The Soviets, however, were not anxious to cause any trouble on the third anniversary of that cold day in late December 1979 when Soviet paratroopers landed at Kabul airport and began a prolonged, costly and so far unsuccessful campaign to control Afghanistan. Babrak Karmal, 53, the Kremlin's hand-picked leader, remains in power, but the Soviet Union's 105,000 troops have failed in rooting out the mujahedin, the ragtag but stubborn guerrillas who control most of the countryside. Neither side has gained or lost much ground over the past three years, and all signs point to a continuing stalemate. Although diplomats began to speculate last November that new Soviet Leader Yuri Andropov would try to find a face-saving compromise that would allow the Soviet Union to withdraw from its Afghan quagmire, there has been no evidence of that so far.

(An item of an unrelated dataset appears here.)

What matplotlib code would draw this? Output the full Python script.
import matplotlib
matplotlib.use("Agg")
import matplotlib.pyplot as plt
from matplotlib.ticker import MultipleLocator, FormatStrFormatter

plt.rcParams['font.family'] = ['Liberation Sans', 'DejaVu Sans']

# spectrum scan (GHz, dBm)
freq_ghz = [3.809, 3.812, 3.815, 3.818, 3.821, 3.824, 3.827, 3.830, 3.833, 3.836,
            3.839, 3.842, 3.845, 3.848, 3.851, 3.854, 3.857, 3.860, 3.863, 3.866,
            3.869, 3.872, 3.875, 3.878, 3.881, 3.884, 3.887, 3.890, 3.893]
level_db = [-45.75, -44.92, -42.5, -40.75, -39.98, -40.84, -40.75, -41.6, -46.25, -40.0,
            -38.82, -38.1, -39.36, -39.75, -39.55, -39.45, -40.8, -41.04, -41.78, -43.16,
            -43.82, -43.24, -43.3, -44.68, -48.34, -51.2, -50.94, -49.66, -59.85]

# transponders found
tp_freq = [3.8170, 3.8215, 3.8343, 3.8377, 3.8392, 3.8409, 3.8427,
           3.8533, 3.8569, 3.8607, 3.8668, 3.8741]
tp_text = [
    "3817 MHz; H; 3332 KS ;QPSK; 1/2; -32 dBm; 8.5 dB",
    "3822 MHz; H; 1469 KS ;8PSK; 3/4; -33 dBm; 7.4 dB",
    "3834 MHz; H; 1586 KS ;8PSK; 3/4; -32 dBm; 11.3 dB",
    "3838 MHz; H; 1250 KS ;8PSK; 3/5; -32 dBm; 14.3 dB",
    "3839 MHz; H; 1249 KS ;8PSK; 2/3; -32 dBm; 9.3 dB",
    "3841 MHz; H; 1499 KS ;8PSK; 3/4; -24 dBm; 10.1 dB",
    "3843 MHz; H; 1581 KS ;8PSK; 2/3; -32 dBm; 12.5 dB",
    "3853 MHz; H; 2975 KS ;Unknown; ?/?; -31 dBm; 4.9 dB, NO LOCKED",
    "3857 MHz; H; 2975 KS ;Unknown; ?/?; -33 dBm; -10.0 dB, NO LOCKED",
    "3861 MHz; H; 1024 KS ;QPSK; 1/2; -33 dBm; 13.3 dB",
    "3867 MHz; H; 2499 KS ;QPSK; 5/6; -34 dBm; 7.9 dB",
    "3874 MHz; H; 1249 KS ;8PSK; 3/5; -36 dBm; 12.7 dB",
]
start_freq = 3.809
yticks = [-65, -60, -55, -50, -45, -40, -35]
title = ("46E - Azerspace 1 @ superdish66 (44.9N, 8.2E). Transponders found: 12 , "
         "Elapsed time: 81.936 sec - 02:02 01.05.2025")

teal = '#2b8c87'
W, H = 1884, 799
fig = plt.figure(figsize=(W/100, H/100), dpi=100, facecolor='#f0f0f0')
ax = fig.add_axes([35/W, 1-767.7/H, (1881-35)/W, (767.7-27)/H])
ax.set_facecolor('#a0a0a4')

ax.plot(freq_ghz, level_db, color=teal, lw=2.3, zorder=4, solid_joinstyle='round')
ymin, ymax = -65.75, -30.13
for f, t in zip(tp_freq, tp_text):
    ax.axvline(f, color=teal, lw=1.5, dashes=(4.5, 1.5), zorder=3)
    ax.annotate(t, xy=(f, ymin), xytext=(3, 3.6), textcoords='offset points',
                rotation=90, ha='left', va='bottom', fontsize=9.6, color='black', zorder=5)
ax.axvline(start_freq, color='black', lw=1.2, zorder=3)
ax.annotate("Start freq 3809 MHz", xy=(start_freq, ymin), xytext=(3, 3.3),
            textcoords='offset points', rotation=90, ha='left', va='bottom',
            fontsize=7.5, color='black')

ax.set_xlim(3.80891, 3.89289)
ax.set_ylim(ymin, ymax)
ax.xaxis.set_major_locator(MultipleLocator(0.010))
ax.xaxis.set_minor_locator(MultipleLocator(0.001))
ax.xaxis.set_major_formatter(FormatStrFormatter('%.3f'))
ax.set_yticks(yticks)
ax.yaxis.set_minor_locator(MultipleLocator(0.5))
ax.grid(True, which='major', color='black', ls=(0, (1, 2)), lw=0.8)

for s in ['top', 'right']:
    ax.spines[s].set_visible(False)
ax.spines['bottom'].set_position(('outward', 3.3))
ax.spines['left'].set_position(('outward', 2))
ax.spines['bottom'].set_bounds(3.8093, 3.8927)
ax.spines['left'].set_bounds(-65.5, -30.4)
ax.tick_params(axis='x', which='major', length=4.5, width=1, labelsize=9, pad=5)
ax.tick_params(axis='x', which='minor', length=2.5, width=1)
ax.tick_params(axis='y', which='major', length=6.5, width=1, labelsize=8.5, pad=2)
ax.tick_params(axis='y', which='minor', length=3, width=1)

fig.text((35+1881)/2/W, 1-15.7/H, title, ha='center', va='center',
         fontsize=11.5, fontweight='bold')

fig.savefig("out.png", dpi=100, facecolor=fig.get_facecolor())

Says a senior British diplomat: "No one is winning, and short of a decision by Andropov to extricate himself from the country, of which we see no meaningful sign at present, it could drag on for years."

The anniversary prompted a worldwide chorus of statements and demonstrations calling for an end to the Soviet occupation of Afghanistan. "The United States does not intend to forget these brave people and their struggle," President Ronald Reagan said last week. The Socialist government of French President Francois Mitterrand did not mention the Soviet Union by name, but it "denounced all foreign intervention in Afghanistan's internal affairs." West German Foreign Minister Hans-Dietrich Genscher was blunter, pledging support for "the Afghan people in their demand for freedom." In Tehran several hundred protesters marched outside the Soviet embassy, and in New Delhi hundreds of Afghan exiles demonstrated in front of the Soviet embassy, raising clenched fists and shouting, "Down with the KGB." Perhaps the harshest criticism came from China, where the official party newspaper, People's Daily, termed the invasion of neighboring Afghanistan "a grave threat to China's security" and called upon other nations to give "moral and material assistance" to the guerrillas.